## GIVEN EXERCISE
Look through the material below, count the lines containing the word "matplotlib", and state only the count.

## Source code of charts
========================================
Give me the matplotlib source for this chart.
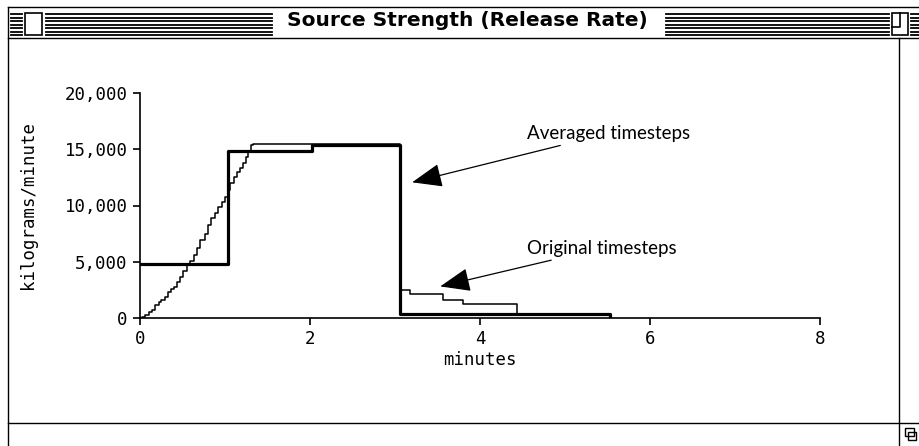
import matplotlib.pyplot as plt
from matplotlib.patches import Rectangle

# averaged timesteps (minutes, kilograms/minute), drawn as steps
avg_t = [0, 1.03, 2.02, 3.06, 5.53]
avg_v = [4800, 14850, 15400, 400, 0]

# original timesteps
orig_t = [0.00, 0.02, 0.06, 0.10, 0.14, 0.18, 0.22, 0.25, 0.29, 0.33, 0.37,
          0.40, 0.43, 0.47, 0.51, 0.55, 0.59, 0.63, 0.67, 0.71, 0.76, 0.80,
          0.84, 0.88, 0.92, 0.96, 1.00, 1.03, 1.06, 1.10, 1.14, 1.18, 1.21,
          1.25, 1.27, 1.30, 1.33, 3.06, 3.18, 3.56, 3.80, 4.44, 5.53]
orig_v = [0, 60, 270, 500, 710, 1160, 1400, 1600, 1900, 2340, 2600,
          2780, 3230, 3670, 4150, 4710, 5100, 5600, 6200, 6900, 7500, 8300,
          8860, 9300, 9900, 10340, 10780, 11380, 11970, 12560, 13000, 13300, 13750,
          14340, 14780, 15380, 15500, 2500, 2100, 1600, 1250, 400, 0]

x_ticks = [0, 2, 4, 6, 8]
y_ticks = [0, 5000, 10000, 15000, 20000]
y_labels = ['0', '5,000', '10,000', '15,000', '20,000']

W, H = 920, 446
fig = plt.figure(figsize=(W / 100, H / 100), dpi=100)

# window frame drawn in pixel coordinates
bg = fig.add_axes([0, 0, 1, 1], zorder=-1)
bg.set_xlim(0, W)
bg.set_ylim(H, 0)
bg.axis('off')

k = dict(color='black', lw=1.0)
bg.plot([8, W], [7, 7], **k)
bg.plot([8, 8], [7, H], **k)
bg.plot([8, W], [38, 38], **k)
bg.plot([899, 899], [38, H], **k)
bg.plot([8, W], [423, 423], **k)

# title bar stripes
for y in [14, 17.5, 21, 24.5, 28, 31.5, 35]:
    bg.plot([11, 22], [y, y], color='black', lw=1.3)
    bg.plot([46, 272], [y, y], color='black', lw=1.3)
    bg.plot([666, 889], [y, y], color='black', lw=1.3)
    bg.plot([911, W], [y, y], color='black', lw=1.3)
bg.add_patch(Rectangle((25, 13), 17, 22, fc='white', lw=1.2, ec='black'))
bg.add_patch(Rectangle((892, 13), 16, 22, fc='white', lw=1.2, ec='black'))
bg.plot([892, 900, 900], [27, 27, 13], color='black', lw=1.2)
bg.text(467, 21, 'Source Strength (Release Rate)', ha='center', va='center',
        fontsize=14.5, fontweight='bold', family='DejaVu Sans')

# grow box
bg.add_patch(Rectangle((905, 428), 9, 8, fill=False, lw=1.0, ec='black'))
bg.add_patch(Rectangle((908, 432), 8, 8, fill=False, lw=1.0, ec='black'))

ax = fig.add_axes([140 / W, 1 - 318 / H, 680 / W, 225 / H])
ax.patch.set_alpha(0)
ax.step(orig_t, orig_v, where='post', color='black', lw=1.1)
ax.step(avg_t, avg_v, where='post', color='black', lw=2.3)

ax.set_xlim(0, 8)
ax.set_ylim(0, 20000)
ax.set_xticks(x_ticks)
ax.set_xticklabels([str(t) for t in x_ticks])
ax.set_yticks(y_ticks)
ax.set_yticklabels(y_labels)
for s in ['top', 'right']:
    ax.spines[s].set_visible(False)
for s in ['left', 'bottom']:
    ax.spines[s].set_linewidth(1.2)
ax.tick_params(length=5, width=1.2, labelsize=12.5, pad=4)
for lab in ax.get_xticklabels() + ax.get_yticklabels():
    lab.set_family('DejaVu Sans Mono')

ax.set_xlabel('minutes', family='DejaVu Sans Mono', fontsize=12.5, labelpad=2)
ax.set_ylabel('kilograms/minute', family='DejaVu Sans Mono', fontsize=12.5, labelpad=20)

arrow = dict(arrowstyle='-|>,head_length=1.4,head_width=0.55', color='black', lw=0.9)
ax.annotate('Averaged timesteps', xy=(3.17, 12000), xytext=(4.55, 16400),
            fontsize=13.5, family='Lato', va='center', arrowprops=arrow)
ax.annotate('Original timesteps', xy=(3.5, 2750), xytext=(4.55, 6200),
            fontsize=13.5, family='Lato', va='center', arrowprops=arrow)

fig.savefig('out.png', dpi=100)
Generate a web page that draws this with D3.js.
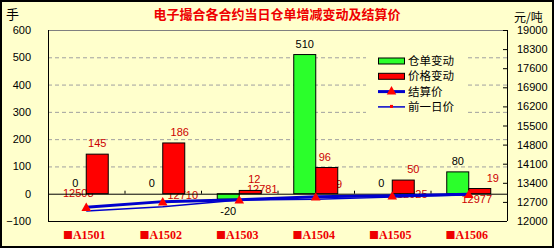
<!DOCTYPE html>
<html>
<head>
<meta charset="utf-8">
<script src="https://cdn.jsdelivr.net/npm/d3@7"></script>
<style>
  body { margin: 0; background: #fff; }
  svg text { font-family: "Liberation Sans", Arial, sans-serif; }
</style>
</head>
<body>
<div id="chart"></div>
<script>
const categories = ["A1501", "A1502", "A1503", "A1504", "A1505", "A1506"];
const warrantChange = [0, 0, -20, 510, 0, 80];
const priceChange = [145, 186, 12, 96, 50, 19];
const settlePrice = [12508, 12710, 12781, 12889, 12925, 12977];
const prevPrice = [12363, 12524, 12769, 12793, 12875, 12958];
const leftTicks = [-100, 0, 100, 200, 300, 400, 500, 600];
const rightTicks = [12000, 12700, 13400, 14100, 14800, 15500, 16200, 16900, 17600, 18300, 19000];

// label nudges (Excel placed these by hand-ish)
const settleLabelDx = [-8, 20, 23, 11, 20, 8];
const settleLabelDy = [-10, -3, -7, -9, 2, 9];
const priceLabelDx = [0, 6, 4, -2, 10, 13];

const w = 556, h = 251;
const margin = { top: 30, right: 49, bottom: 30, left: 48 };

const svg = d3.select("#chart").append("svg").attr("width", w).attr("height", h);

svg.append("rect")
  .attr("x", 1).attr("y", 1).attr("width", 552).attr("height", 246)
  .attr("fill", "#ffffcc").attr("stroke", "#000").attr("stroke-width", 2);

const x = d3.scaleBand().domain(categories).range([margin.left, w - margin.right]);
const bw = x.bandwidth();
const xSub = d3.scaleBand().domain(["w", "p"]).range([(bw - 44) / 2, (bw + 44) / 2]);

const yL = d3.scaleLinear().domain([-100, 600]).range([h - margin.bottom, margin.top]);
const yR = d3.scaleLinear().domain([12000, 19000]).range([h - margin.bottom, margin.top]);

// grid
svg.append("g")
  .selectAll("line")
  .data([100, 200, 300, 400, 500])
  .join("line")
  .attr("x1", margin.left).attr("x2", w - margin.right)
  .attr("y1", d => yL(d) + 0.5).attr("y2", d => yL(d) + 0.5)
  .attr("stroke", "#a0a0a0").attr("stroke-dasharray", "4,3");

svg.append("line")
  .attr("x1", margin.left).attr("x2", w - margin.right)
  .attr("y1", yL(600) + 0.5).attr("y2", yL(600) + 0.5)
  .attr("stroke", "#808080");

// legend backdrop hides grid
svg.append("rect")
  .attr("x", 366).attr("y", 52).attr("width", 100).attr("height", 62)
  .attr("fill", "#ffffcc");

// settlement labels sit behind the bars
svg.append("g")
  .selectAll("text")
  .data(settlePrice)
  .join("text")
  .attr("x", (d, i) => x(categories[i]) + bw / 2 + settleLabelDx[i])
  .attr("y", (d, i) => yR(d) + settleLabelDy[i])
  .attr("text-anchor", "middle")
  .attr("font-size", 11)
  .attr("fill", "#cc0000")
  .text(d => d);

// bars
const bars = svg.append("g");
bars.selectAll(".wbar")
  .data(warrantChange)
  .join("rect")
  .attr("class", "wbar")
  .attr("x", (d, i) => x(categories[i]) + xSub("w"))
  .attr("y", d => yL(Math.max(d, 0)))
  .attr("width", xSub.bandwidth())
  .attr("height", d => Math.abs(yL(d) - yL(0)))
  .attr("fill", "#2bff2b").attr("stroke", "#000").attr("stroke-width", 1);

bars.selectAll(".pbar")
  .data(priceChange)
  .join("rect")
  .attr("class", "pbar")
  .attr("x", (d, i) => x(categories[i]) + xSub("p"))
  .attr("y", d => yL(Math.max(d, 0)))
  .attr("width", xSub.bandwidth())
  .attr("height", d => Math.abs(yL(d) - yL(0)))
  .attr("fill", "#ff0000").attr("stroke", "#000").attr("stroke-width", 1);

// zero line + category ticks
svg.append("line")
  .attr("x1", margin.left).attr("x2", w - margin.right)
  .attr("y1", yL(0) + 0.5).attr("y2", yL(0) + 0.5)
  .attr("stroke", "#000");
svg.append("g")
  .selectAll("line")
  .data(categories.slice(1))
  .join("line")
  .attr("x1", d => x(d) + 0.5).attr("x2", d => x(d) + 0.5)
  .attr("y1", yL(0) - 3).attr("y2", yL(0))
  .attr("stroke", "#000");

// bottom border of plot
svg.append("line")
  .attr("x1", margin.left).attr("x2", w - margin.right)
  .attr("y1", yL(-100) + 0.5).attr("y2", yL(-100) + 0.5)
  .attr("stroke", "#000");

// lines
const lineP = d3.line()
  .x((d, i) => x(categories[i]) + bw / 2)
  .y(d => yR(d));

svg.append("path").datum(prevPrice)
  .attr("d", lineP).attr("fill", "none")
  .attr("stroke", "#0000cc").attr("stroke-width", 1.5);

svg.append("path").datum(settlePrice)
  .attr("d", lineP).attr("fill", "none")
  .attr("stroke", "#0000cc").attr("stroke-width", 3);

const tri = d3.symbol().type(d3.symbolTriangle).size(40);
svg.append("g")
  .selectAll("path")
  .data(settlePrice)
  .join("path")
  .attr("d", tri)
  .attr("transform", (d, i) => `translate(${x(categories[i]) + bw / 2},${yR(d) + 1})`)
  .attr("fill", "#ff0000");

// value labels
svg.append("g")
  .selectAll("text")
  .data(warrantChange)
  .join("text")
  .attr("x", (d, i) => x(categories[i]) + xSub("w") + xSub.bandwidth() / 2)
  .attr("y", d => d < 0 ? yL(d) + 16 : yL(d) - 7)
  .attr("text-anchor", "middle")
  .attr("font-size", 11)
  .attr("fill", "#000")
  .text(d => d);

svg.append("g")
  .selectAll("text")
  .data(priceChange)
  .join("text")
  .attr("x", (d, i) => x(categories[i]) + xSub("p") + xSub.bandwidth() / 2 + priceLabelDx[i])
  .attr("y", d => yL(d) - 7)
  .attr("text-anchor", "middle")
  .attr("font-size", 11)
  .attr("fill", "#cc0000")
  .text(d => d);

// axes
const axL = svg.append("g")
  .attr("transform", `translate(${margin.left},0)`)
  .call(d3.axisLeft(yL).tickValues(leftTicks).tickSize(0).tickPadding(17));
axL.select(".domain").attr("stroke", "#000").attr("d", `M0.5,${yL(600)}V${yL(-100)}`);
axL.selectAll("text").attr("font-size", 11).attr("fill", "#000");

const axR = svg.append("g")
  .attr("transform", `translate(${w - margin.right},0)`)
  .call(d3.axisRight(yR).tickValues(rightTicks).tickFormat(d3.format("d")).tickSize(-4).tickPadding(10));
axR.select(".domain").attr("stroke", "#000").attr("d", `M0.5,${yR(12000)}V${yR(19000)}`);
axR.selectAll("line").attr("stroke", "#000");
axR.selectAll("text").attr("font-size", 11).attr("fill", "#000");

// category labels
const catText = svg.append("g")
  .selectAll("text")
  .data(categories)
  .join("text")
  .attr("x", d => x(d) + bw / 2 - 2)
  .attr("y", 239)
  .attr("text-anchor", "middle")
  .attr("font-size", 12)
  .attr("font-weight", "bold")
  .attr("fill", "#ee0000");
catText.append("tspan")
  .style("font-family", "'Noto Sans CJK SC', sans-serif")
  .attr("font-size", 10)
  .text("■");
catText.append("tspan")
  .style("font-family", "'Liberation Serif', serif")
  .text(d => d);

// titles
svg.append("text")
  .attr("x", 277).attr("y", 19)
  .attr("text-anchor", "middle")
  .attr("font-size", 13).attr("font-weight", "bold")
  .attr("fill", "#ee0000")
  .style("font-family", "'Noto Sans CJK SC', sans-serif")
  .text("电子撮合各合约当日仓单增减变动及结算价");

svg.append("text")
  .attr("x", 6).attr("y", 19)
  .attr("font-size", 13)
  .style("font-family", "'Noto Sans CJK SC', sans-serif")
  .text("手");

svg.append("text")
  .attr("x", 514).attr("y", 22)
  .attr("font-size", 12)
  .style("font-family", "'Noto Sans CJK SC', sans-serif")
  .text("元/吨");

// legend
const legendItems = ["仓单变动", "价格变动", "结算价", "前一日价"];
const lg = svg.append("g").attr("transform", "translate(378,61)");
const rowH = 15.3;
lg.selectAll("text")
  .data(legendItems)
  .join("text")
  .attr("x", 30)
  .attr("y", (d, i) => i * rowH + 4)
  .attr("font-size", 11.5)
  .style("font-family", "'Noto Sans CJK SC', sans-serif")
  .text(d => d);

lg.append("rect").attr("x", 0.5).attr("y", -3).attr("width", 26).attr("height", 6)
  .attr("fill", "#2bff2b").attr("stroke", "#000");
lg.append("rect").attr("x", 0.5).attr("y", rowH - 3).attr("width", 26).attr("height", 6)
  .attr("fill", "#ff0000").attr("stroke", "#000");
lg.append("line").attr("x1", 0).attr("x2", 27).attr("y1", rowH * 2).attr("y2", rowH * 2)
  .attr("stroke", "#0000cc").attr("stroke-width", 3);
lg.append("path").attr("d", tri)
  .attr("transform", `translate(13.5,${rowH * 2})`).attr("fill", "#ff0000");
lg.append("line").attr("x1", 0).attr("x2", 27).attr("y1", rowH * 3).attr("y2", rowH * 3)
  .attr("stroke", "#0000cc").attr("stroke-width", 1.5);
lg.append("rect").attr("x", 12).attr("y", rowH * 3 - 2).attr("width", 3).attr("height", 3)
  .attr("fill", "#ff0000");
</script>
</body>
</html>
========================================
## SOLVED EXERCISE
3